Well yes and no...most of us are proud of or creations we threw together and call "our" computers. Every person is different and has selected different hardware and setups. Every person spends different amounts of time tweaking his or her computer just the way they want it. I think it's great people put their rig in the sig and benchmark it
Yeah it is cool, everyone has their hobbies. Some are into computers, some into photography, web development, art, so on and so forth. However, building a computer is really not a hard task, though people seemed to be over whelmed by it, nor does it require you to know and understand the fully inter workings of a computer system or an operating system. That is a good thing too, we don't need our technology to be over complicated and only have engineers be able to work on things. 20 years ago computers were pretty complicated compared to what they are now. Even though technology has advanced and they have become more complicated they have also become way more streamlined, which makes them easier to set up and configure.
Imagine running directory services in the early 90s. Lots and lots and lots of command line binaries to go through to create network accounts. Today, you just point and click from a GUI. Tomorrow, you may just speak it out loud and the computer does everything for you.

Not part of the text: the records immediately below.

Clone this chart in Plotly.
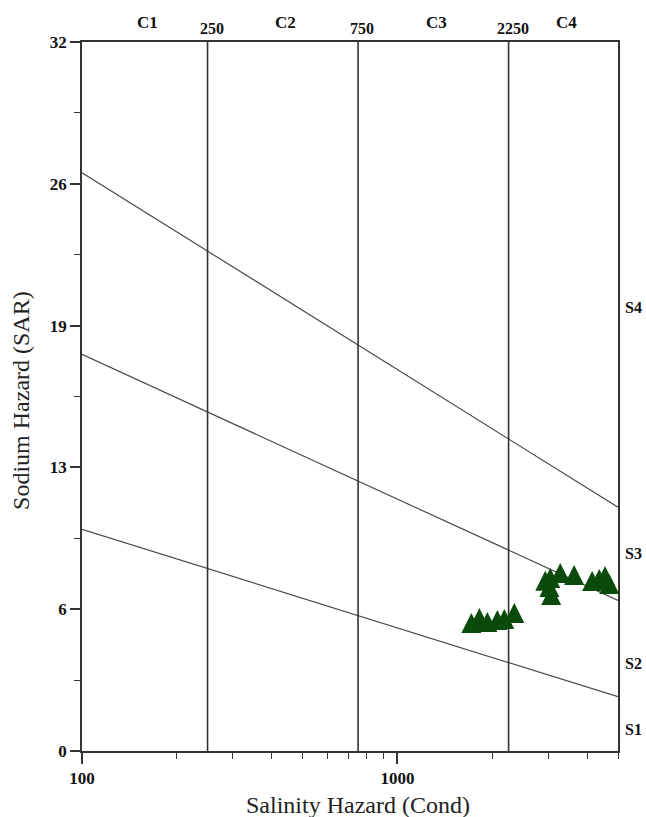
import math
import plotly.graph_objects as go

# Sample points: electrical conductivity (µS/cm) and sodium adsorption ratio
# (each triangle's tip sits on its sample value)
cond = [1715, 1818, 1927, 2073, 2181, 2346,
        2940, 3050, 3280, 3630, 3030, 3070,
        4140, 4360, 4550, 4690]
sar = [6.23, 6.45, 6.27, 6.36, 6.41, 6.68,
       8.13, 8.26, 8.48, 8.39, 7.85, 7.49,
       8.12, 8.21, 8.35, 7.99]

# Sodium hazard boundaries (straight on log-conductivity scale)
bound_cond = [100, 5000]
s1_s2 = [10.0, 2.45]
s2_s3 = [17.9, 6.8]
s3_s4 = [26.1, 11.0]

# Salinity class limits
class_limits = [250, 750, 2250]
class_labels = ["C1", "C2", "C3", "C4"]
sodium_labels = ["S1", "S2", "S3", "S4"]
sodium_label_y = [0.95, 3.97, 8.9, 20.0]

y_tickvals = [0, 6.4, 12.8, 19.2, 25.6, 32]
y_ticktext = ["0", "6", "13", "19", "26", "32"]
y_minor = [3.2, 9.6, 16.0, 22.4, 28.8]
x_tickvals = [100, 1000]
x_ticktext = ["100", "1000"]
x_minor = [200, 300, 400, 500, 600, 700, 800, 900, 2000, 3000, 4000, 5000]

X_MAX = 5000
SERIF = "Liberation Serif, Times New Roman, serif"
AXIS_COLOR = "#333333"

fig = go.Figure()

for ys in (s1_s2, s2_s3, s3_s4):
    fig.add_trace(go.Scatter(x=bound_cond, y=ys, mode="lines",
                             line=dict(color="#4a4a4a", width=1.2),
                             hoverinfo="skip", showlegend=False))

for c in class_limits:
    fig.add_trace(go.Scatter(x=[c, c], y=[0, 32], mode="lines",
                             line=dict(color=AXIS_COLOR, width=1.6),
                             hoverinfo="skip", showlegend=False))

# Near-equilateral triangles (arrow-up: tip at the point)
fig.add_trace(go.Scatter(x=cond, y=sar, mode="markers",
                         marker=dict(symbol="arrow-up", size=20,
                                     color="#0a4a0a", line=dict(width=0)),
                         cliponaxis=False, showlegend=False))

annotations = []
# Class names between the limits
edges = [100] + class_limits + [X_MAX]
for i, lab in enumerate(class_labels):
    mid = math.sqrt(edges[i] * edges[i + 1])
    annotations.append(dict(x=math.log10(mid), y=1, xref="x", yref="paper",
                            text=f"<b>{lab}</b>", showarrow=False,
                            xanchor="center", yanchor="middle",
                            xshift=3, yshift=20,
                            font=dict(family=SERIF, size=17, color="#111")))
# Limit values above each vertical line
for c in class_limits:
    annotations.append(dict(x=math.log10(c), y=1, xref="x", yref="paper",
                            text=f"<b>{c}</b>", showarrow=False,
                            xanchor="center", yanchor="middle",
                            xshift=4, yshift=14,
                            font=dict(family=SERIF, size=16, color="#111")))
# Sodium classes on the right
for lab, yv in zip(sodium_labels, sodium_label_y):
    annotations.append(dict(x=1, y=yv, xref="paper", yref="y",
                            text=f"<b>{lab}</b>", showarrow=False,
                            xanchor="center", yanchor="middle", xshift=15,
                            font=dict(family=SERIF, size=16, color="#111")))
# Axis titles
annotations.append(dict(x=0.515, y=-0.076, xref="paper", yref="paper",
                        text="Salinity Hazard (Cond)", showarrow=False,
                        xanchor="center", yanchor="middle",
                        font=dict(family=SERIF, size=24, color="#222")))
annotations.append(dict(x=-0.114, y=0.495, xref="paper", yref="paper",
                        text="Sodium Hazard (SAR)", showarrow=False,
                        textangle=-90, xanchor="center", yanchor="middle",
                        font=dict(family=SERIF, size=24, color="#222")))

fig.update_layout(
    width=646, height=817,
    margin=dict(l=82, r=28, t=42, b=66),
    paper_bgcolor="white", plot_bgcolor="white",
    annotations=annotations,
    xaxis=dict(type="log", range=[2, math.log10(X_MAX)],
               tickmode="array", tickvals=x_tickvals, ticktext=x_ticktext,
               ticks="outside", ticklen=11, tickwidth=1.5, tickcolor=AXIS_COLOR,
               minor=dict(tickmode="array", tickvals=x_minor, ticks="outside",
                          ticklen=6, tickwidth=1.2, tickcolor=AXIS_COLOR,
                          showgrid=False),
               showline=True, linecolor=AXIS_COLOR, linewidth=1.6, mirror=True,
               showgrid=False, zeroline=False,
               tickfont=dict(family=SERIF, size=17, color="#111", weight="bold")),
    yaxis=dict(range=[0, 32],
               tickmode="array", tickvals=y_tickvals, ticktext=y_ticktext,
               ticks="outside", ticklen=10, tickwidth=1.5, tickcolor=AXIS_COLOR,
               minor=dict(tickmode="array", tickvals=y_minor, ticks="outside",
                          ticklen=6, tickwidth=1.2, tickcolor=AXIS_COLOR,
                          showgrid=False),
               showline=True, linecolor=AXIS_COLOR, linewidth=1.6, mirror=True,
               showgrid=False, zeroline=False,
               tickfont=dict(family=SERIF, size=17, color="#111", weight="bold")),
)

fig.write_html("out.html")
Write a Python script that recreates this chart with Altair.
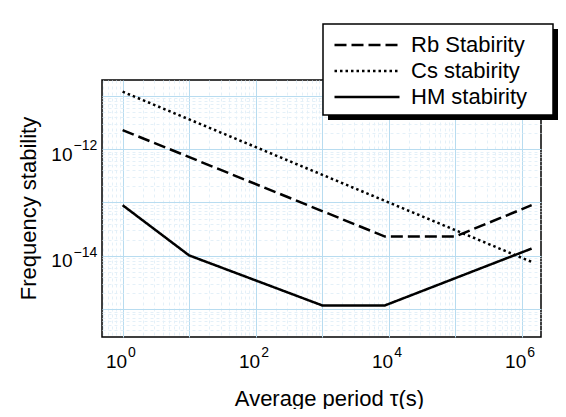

I could probably push 18k or higher with over clocks and tweaks to my rig, but for me I don't want to bother. I could care less if those people who do so, do in fact over clock and tweak, however my main point still stands. A benchmark does not reflect real world performance.
My quad-core processor would eat a dual core in almost any cpu intensive application, and in multi tasking. yes, I run sometimes 4 virtual machines at once on my PC, but that would never reflect in 3Dmark at all.
3Dmark is a good way to test the machine's gaming capabilities but anything that scores over 12k probably can run 90% of games on high settings. You don't need to have a 20k system to play all the games at high settings.